##### Information supplied #####

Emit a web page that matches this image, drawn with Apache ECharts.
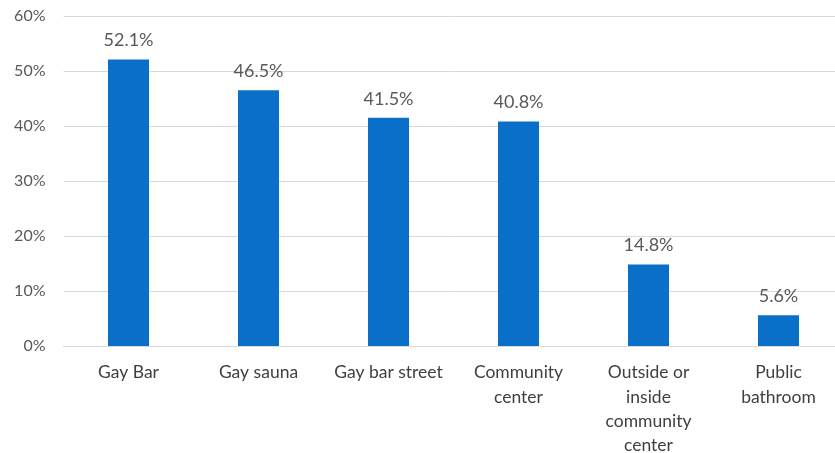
<!DOCTYPE html>
<html>
<head>
<meta charset="utf-8">
<script src="https://cdn.jsdelivr.net/npm/echarts@6/dist/echarts.min.js"></script>
<style>html,body{margin:0;padding:0;background:#fff}#c{width:835px;height:453px}</style>
</head>
<body>
<div id="c"></div>
<script>
var categories = ["Gay Bar", "Gay sauna", "Gay bar street", "Community\ncenter", "Outside or\ninside\ncommunity\ncenter", "Public\nbathroom"];
var values = [52.1, 46.5, 41.5, 40.8, 14.8, 5.6];
var yTicks = [0, 10, 20, 30, 40, 50, 60];

var chart = echarts.init(document.getElementById('c'));
chart.setOption({
  animation: false,
  textStyle: { fontFamily: 'Lato' },
  grid: { left: 63.5, right: -8.5, top: 16, bottom: 107, containLabel: false, outerBoundsMode: 'none' },
  xAxis: {
    type: 'category',
    data: categories,
    axisLine: { lineStyle: { color: '#d9d9d9', width: 1 } },
    axisTick: { show: false },
    axisLabel: { color: '#404040', fontSize: 17.5, lineHeight: 24.3, margin: 14.5, interval: 0, fontFamily: 'Lato' }
  },
  yAxis: {
    type: 'value',
    min: yTicks[0],
    max: yTicks[yTicks.length - 1],
    interval: 10,
    axisLine: { show: false },
    axisTick: { show: false },
    splitLine: { lineStyle: { color: '#d9d9d9', width: 1 } },
    axisLabel: { color: '#595959', fontSize: 16, margin: 18, formatter: function (v) { return v + '%'; }, fontFamily: 'Lato' }
  },
  series: [{
    type: 'bar',
    data: values,
    barWidth: 41,
    itemStyle: { color: '#0A6FC9' },
    label: { show: true, position: 'top', distance: 10, color: '#595959', fontSize: 18, fontFamily: 'Lato', formatter: function (p) { return p.value.toFixed(1) + '%'; } }
  }]
});
</script>
</body>
</html>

#####

What to do
Every line of the data should be copied as it stands, without the images.

Solution for this problem
Emit a web page that matches this image, drawn with Apache ECharts.
<!DOCTYPE html>
<html>
<head>
<meta charset="utf-8">
<script src="https://cdn.jsdelivr.net/npm/echarts@6/dist/echarts.min.js"></script>
<style>html,body{margin:0;padding:0;background:#fff}#c{width:835px;height:453px}</style>
</head>
<body>
<div id="c"></div>
<script>
var categories = ["Gay Bar", "Gay sauna", "Gay bar street", "Community\ncenter", "Outside or\ninside\ncommunity\ncenter", "Public\nbathroom"];
var values = [52.1, 46.5, 41.5, 40.8, 14.8, 5.6];
var yTicks = [0, 10, 20, 30, 40, 50, 60];

var chart = echarts.init(document.getElementById('c'));
chart.setOption({
  animation: false,
  textStyle: { fontFamily: 'Lato' },
  grid: { left: 63.5, right: -8.5, top: 16, bottom: 107, containLabel: false, outerBoundsMode: 'none' },
  xAxis: {
    type: 'category',
    data: categories,
    axisLine: { lineStyle: { color: '#d9d9d9', width: 1 } },
    axisTick: { show: false },
    axisLabel: { color: '#404040', fontSize: 17.5, lineHeight: 24.3, margin: 14.5, interval: 0, fontFamily: 'Lato' }
  },
  yAxis: {
    type: 'value',
    min: yTicks[0],
    max: yTicks[yTicks.length - 1],
    interval: 10,
    axisLine: { show: false },
    axisTick: { show: false },
    splitLine: { lineStyle: { color: '#d9d9d9', width: 1 } },
    axisLabel: { color: '#595959', fontSize: 16, margin: 18, formatter: function (v) { return v + '%'; }, fontFamily: 'Lato' }
  },
  series: [{
    type: 'bar',
    data: values,
    barWidth: 41,
    itemStyle: { color: '#0A6FC9' },
    label: { show: true, position: 'top', distance: 10, color: '#595959', fontSize: 18, fontFamily: 'Lato', formatter: function (p) { return p.value.toFixed(1) + '%'; } }
  }]
});
</script>
</body>
</html>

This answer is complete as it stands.